Write out every line of the material as it stands, apart from the pictures.

---------- Data segment

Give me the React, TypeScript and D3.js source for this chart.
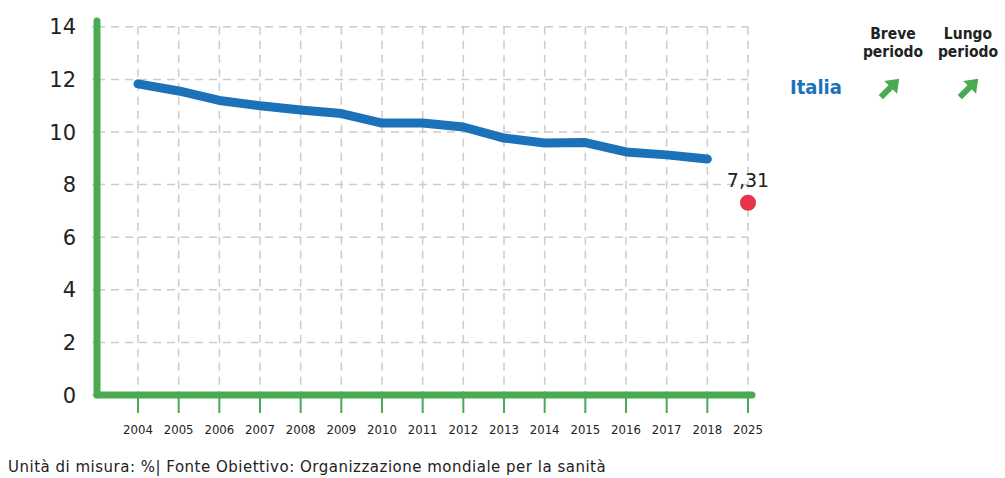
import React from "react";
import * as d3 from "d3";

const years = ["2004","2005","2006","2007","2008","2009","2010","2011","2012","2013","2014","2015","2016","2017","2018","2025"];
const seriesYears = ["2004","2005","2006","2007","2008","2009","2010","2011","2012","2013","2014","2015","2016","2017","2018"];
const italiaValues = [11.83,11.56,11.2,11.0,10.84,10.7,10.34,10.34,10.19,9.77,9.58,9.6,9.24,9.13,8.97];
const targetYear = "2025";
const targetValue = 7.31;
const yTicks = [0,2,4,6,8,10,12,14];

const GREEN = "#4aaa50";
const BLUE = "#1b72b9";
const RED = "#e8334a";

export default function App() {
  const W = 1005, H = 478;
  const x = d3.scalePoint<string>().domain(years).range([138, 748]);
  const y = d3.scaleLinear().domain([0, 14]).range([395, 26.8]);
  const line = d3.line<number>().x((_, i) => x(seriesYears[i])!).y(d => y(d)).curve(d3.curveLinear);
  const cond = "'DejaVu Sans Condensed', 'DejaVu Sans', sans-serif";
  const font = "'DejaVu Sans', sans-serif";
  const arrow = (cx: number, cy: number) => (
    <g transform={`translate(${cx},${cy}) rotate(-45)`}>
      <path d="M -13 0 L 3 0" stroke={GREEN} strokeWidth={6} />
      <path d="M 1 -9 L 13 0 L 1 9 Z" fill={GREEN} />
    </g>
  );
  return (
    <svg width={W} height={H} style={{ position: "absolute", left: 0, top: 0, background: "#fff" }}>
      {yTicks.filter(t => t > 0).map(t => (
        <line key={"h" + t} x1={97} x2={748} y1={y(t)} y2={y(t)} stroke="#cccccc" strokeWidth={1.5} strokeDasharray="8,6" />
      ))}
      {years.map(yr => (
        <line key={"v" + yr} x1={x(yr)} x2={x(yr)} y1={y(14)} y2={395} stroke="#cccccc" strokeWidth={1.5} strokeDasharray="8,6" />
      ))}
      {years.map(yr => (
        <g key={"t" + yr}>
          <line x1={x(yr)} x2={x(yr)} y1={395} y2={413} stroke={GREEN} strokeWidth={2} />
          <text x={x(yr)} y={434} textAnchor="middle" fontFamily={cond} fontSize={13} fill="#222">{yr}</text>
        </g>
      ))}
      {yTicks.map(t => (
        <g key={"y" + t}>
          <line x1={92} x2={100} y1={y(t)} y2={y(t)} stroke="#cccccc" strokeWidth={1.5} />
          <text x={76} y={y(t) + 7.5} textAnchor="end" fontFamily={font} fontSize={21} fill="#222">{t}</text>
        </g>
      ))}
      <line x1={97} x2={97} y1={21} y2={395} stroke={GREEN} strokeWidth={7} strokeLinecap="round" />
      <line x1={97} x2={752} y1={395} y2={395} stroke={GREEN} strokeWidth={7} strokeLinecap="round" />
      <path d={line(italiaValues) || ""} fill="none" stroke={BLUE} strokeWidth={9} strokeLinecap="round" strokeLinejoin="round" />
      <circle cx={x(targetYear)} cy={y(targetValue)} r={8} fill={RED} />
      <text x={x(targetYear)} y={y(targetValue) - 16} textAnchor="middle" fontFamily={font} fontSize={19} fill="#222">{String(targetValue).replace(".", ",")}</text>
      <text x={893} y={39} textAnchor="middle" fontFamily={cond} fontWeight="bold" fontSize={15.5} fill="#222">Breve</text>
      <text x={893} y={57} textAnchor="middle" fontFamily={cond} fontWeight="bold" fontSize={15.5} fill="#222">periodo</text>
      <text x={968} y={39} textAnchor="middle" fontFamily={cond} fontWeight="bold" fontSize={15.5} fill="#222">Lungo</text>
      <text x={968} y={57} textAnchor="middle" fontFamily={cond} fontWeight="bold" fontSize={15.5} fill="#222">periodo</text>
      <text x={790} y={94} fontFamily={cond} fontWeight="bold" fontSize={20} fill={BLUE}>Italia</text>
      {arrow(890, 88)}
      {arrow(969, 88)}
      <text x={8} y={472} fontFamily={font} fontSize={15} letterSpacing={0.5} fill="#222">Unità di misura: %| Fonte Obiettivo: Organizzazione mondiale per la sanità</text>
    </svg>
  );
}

--------------------

[Complete output]:
Give me the React, TypeScript and D3.js source for this chart.
import React from "react";
import * as d3 from "d3";

const years = ["2004","2005","2006","2007","2008","2009","2010","2011","2012","2013","2014","2015","2016","2017","2018","2025"];
const seriesYears = ["2004","2005","2006","2007","2008","2009","2010","2011","2012","2013","2014","2015","2016","2017","2018"];
const italiaValues = [11.83,11.56,11.2,11.0,10.84,10.7,10.34,10.34,10.19,9.77,9.58,9.6,9.24,9.13,8.97];
const targetYear = "2025";
const targetValue = 7.31;
const yTicks = [0,2,4,6,8,10,12,14];

const GREEN = "#4aaa50";
const BLUE = "#1b72b9";
const RED = "#e8334a";

export default function App() {
  const W = 1005, H = 478;
  const x = d3.scalePoint<string>().domain(years).range([138, 748]);
  const y = d3.scaleLinear().domain([0, 14]).range([395, 26.8]);
  const line = d3.line<number>().x((_, i) => x(seriesYears[i])!).y(d => y(d)).curve(d3.curveLinear);
  const cond = "'DejaVu Sans Condensed', 'DejaVu Sans', sans-serif";
  const font = "'DejaVu Sans', sans-serif";
  const arrow = (cx: number, cy: number) => (
    <g transform={`translate(${cx},${cy}) rotate(-45)`}>
      <path d="M -13 0 L 3 0" stroke={GREEN} strokeWidth={6} />
      <path d="M 1 -9 L 13 0 L 1 9 Z" fill={GREEN} />
    </g>
  );
  return (
    <svg width={W} height={H} style={{ position: "absolute", left: 0, top: 0, background: "#fff" }}>
      {yTicks.filter(t => t > 0).map(t => (
        <line key={"h" + t} x1={97} x2={748} y1={y(t)} y2={y(t)} stroke="#cccccc" strokeWidth={1.5} strokeDasharray="8,6" />
      ))}
      {years.map(yr => (
        <line key={"v" + yr} x1={x(yr)} x2={x(yr)} y1={y(14)} y2={395} stroke="#cccccc" strokeWidth={1.5} strokeDasharray="8,6" />
      ))}
      {years.map(yr => (
        <g key={"t" + yr}>
          <line x1={x(yr)} x2={x(yr)} y1={395} y2={413} stroke={GREEN} strokeWidth={2} />
          <text x={x(yr)} y={434} textAnchor="middle" fontFamily={cond} fontSize={13} fill="#222">{yr}</text>
        </g>
      ))}
      {yTicks.map(t => (
        <g key={"y" + t}>
          <line x1={92} x2={100} y1={y(t)} y2={y(t)} stroke="#cccccc" strokeWidth={1.5} />
          <text x={76} y={y(t) + 7.5} textAnchor="end" fontFamily={font} fontSize={21} fill="#222">{t}</text>
        </g>
      ))}
      <line x1={97} x2={97} y1={21} y2={395} stroke={GREEN} strokeWidth={7} strokeLinecap="round" />
      <line x1={97} x2={752} y1={395} y2={395} stroke={GREEN} strokeWidth={7} strokeLinecap="round" />
      <path d={line(italiaValues) || ""} fill="none" stroke={BLUE} strokeWidth={9} strokeLinecap="round" strokeLinejoin="round" />
      <circle cx={x(targetYear)} cy={y(targetValue)} r={8} fill={RED} />
      <text x={x(targetYear)} y={y(targetValue) - 16} textAnchor="middle" fontFamily={font} fontSize={19} fill="#222">{String(targetValue).replace(".", ",")}</text>
      <text x={893} y={39} textAnchor="middle" fontFamily={cond} fontWeight="bold" fontSize={15.5} fill="#222">Breve</text>
      <text x={893} y={57} textAnchor="middle" fontFamily={cond} fontWeight="bold" fontSize={15.5} fill="#222">periodo</text>
      <text x={968} y={39} textAnchor="middle" fontFamily={cond} fontWeight="bold" fontSize={15.5} fill="#222">Lungo</text>
      <text x={968} y={57} textAnchor="middle" fontFamily={cond} fontWeight="bold" fontSize={15.5} fill="#222">periodo</text>
      <text x={790} y={94} fontFamily={cond} fontWeight="bold" fontSize={20} fill={BLUE}>Italia</text>
      {arrow(890, 88)}
      {arrow(969, 88)}
      <text x={8} y={472} fontFamily={font} fontSize={15} letterSpacing={0.5} fill="#222">Unità di misura: %| Fonte Obiettivo: Organizzazione mondiale per la sanità</text>
    </svg>
  );
}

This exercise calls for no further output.